During the tenth anniversary of the Safe Motherhood Initiative, a series of "action messages" were articulated that summarised key programmatic priorities from the Initiative's first decade. The messages highlight the most critical interventions for reducing maternal mortality and morbidity, and the range of barriers (economic, legal, social, and cultural) that women face in accessing high-quality maternal health care. These messages have been widely adopted by national and international partners, and are echoed in a range of publications produced by the Inter-Agency Group members and other partner agencies.
Each of the action messages is solidly grounded in research and country-level experiences the first three messages are directed at changing the political environment to support womens health and empowerment; the remaining seven action messages relate to health services and education.
Following the description of each action message (below) are links to the corresponding fact sheet and case examples of programs and projects relevant to the action message:
- Advance Safe Motherhood Through Human Rights
Preventing maternal death and illness is an issue of social justice and women's human rights. Making motherhood safer requires women's human rights to be guaranteed and respected. These include their rights to good quality services and information during and after pregnancy and childbirth; their right to make their own decisions about their health freely, without coercion or violence, and with full information; and the removal of barriers legal, political, and health that contribute to maternal mortality.
Governments have an obligation to address the causes of poor maternal health through their political, health and legal systems.
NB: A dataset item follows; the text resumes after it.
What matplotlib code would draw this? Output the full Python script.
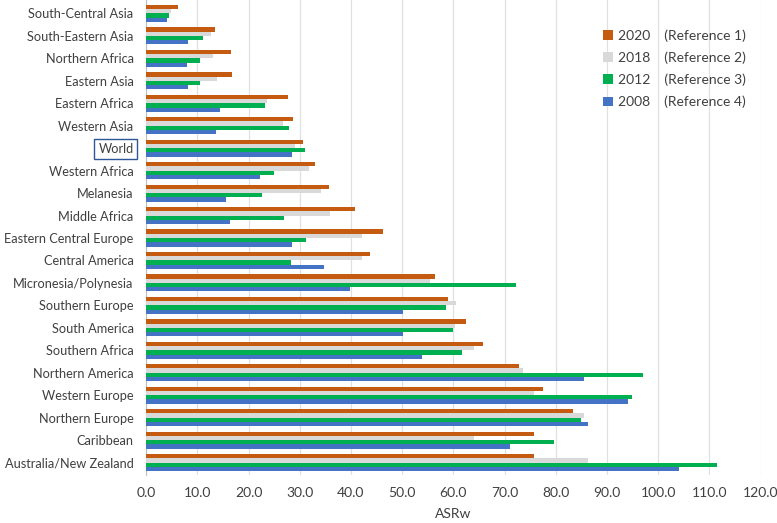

International treaties and national constitutions that address basic human rights must be applied to safe motherhood issues in order to guarantee all women the right to make free and informed decisions about their health, and access to quality services before, during, and after pregnancy and childbirth.
Maternal deaths are rooted in women's powerlessness and their unequal access to employment, finances, education, basic health care, and other resources. These realities set the stage for poor maternal health even before a woman becomes pregnant, and can worsen her health when pregnancy and childbearing begin. Legal reform and community mobilisation are essential for empowering women to understand and articulate their health needs, and seek services with confidence and without delay.
All national development plans and policies should include safe motherhood programmes, in recognition of the enormous cost of a woman's death and disability to health systems, the labor force, communities and families. Additional resources should be allocated for safe motherhood, and should be invested in the most cost-effective interventions (in developing countries, basic maternal and newborn care can cost as little as US$3 per person, per year).
Pregnancy and childbearing during adolescence can carry considerable risks. To delay first births, reproductive health information and services for married and unmarried adolescents need to be legally available, widely accessible, and based on a true understanding of young people's lives. Community education must encourage families and individuals to delay marriage and first births until women are physically, emotionally, and economically prepared to become mothers.
During pregnancy, any woman can develop serious, life-threatening complications that require medical care. Because there is no reliable way to predict which women will develop these complications, it is essential that all pregnant women have access to high quality obstetric care throughout their pregnancies, but especially during and immediately after childbirth when most emergency complications arise. Antenatal care programs should not spend scarce resources on screening mechanisms that attempt to predict a woman's risk of developing complications.
The single most critical intervention for safe motherhood is to ensure that a health worker with midwifery skills is present at every birth, and transportation to a health facility is available in case of an emergency. A sufficient number of health workers must be trained and provided with essential supplies and equipment, especially in poor and rural communities.
A large number of women in developing countries do not have access to maternal health services. Many of them cannot get to, or afford, high-quality care. Cultural customs and beliefs can also prevent women from understanding the importance of health services, and from seeking them. In addition to legal reform and efforts to build support within communities, health systems must work to address a range of clinical, interpersonal, and logistical problems that affect the quality, sensitivity, and accessibility of the services they provide.
Each year, an estimated 75 million unwanted pregnancies occur around the world. Many women without access to safe services for termination of pregnancy resort to unsafe abortion which often results in death or disability. Unsafe abortion is the most neglected and most easily preventable cause of maternal death. These deaths can be significantly reduced by ensuring that safe motherhood programmes include client-centered family planning services to prevent unwanted pregnancy, contraceptive counseling for women who have had an induced abortion, the use of appropriate technologies for women who experience abortion complications, and, where not against the law, safe services for pregnancy termination.
Governments around the world have pledged to reduce maternal mortality by 50%. However, maternal mortality is difficult to measure, due to problems with identification, classification and reporting. Therefore, safe motherhood partners have developed alternative means for measuring the impact and effectiveness of programs; for example, by recording the proportion of births attended by a skilled health provider. These indicators can identify weaknesses and suggest programmatic priorities so that maternal deaths can be better prevented in the future.
Reducing maternal mortality requires sustained, long-term commitment and the inputs of a range of partners. Governments, non-governmental organisations (including women's groups and family planning agencies), international assistance agencies, donors, and others should share their diverse strengths and work together to promote safe motherhood within countries and communities and across national borders. Programs should be developed, evaluated and improved with the involvement of clients, health providers, and community leaders. National plans and policies should put maternal health into its broad social and economic context, and incorporate all groups and sectors that can support safe motherhood.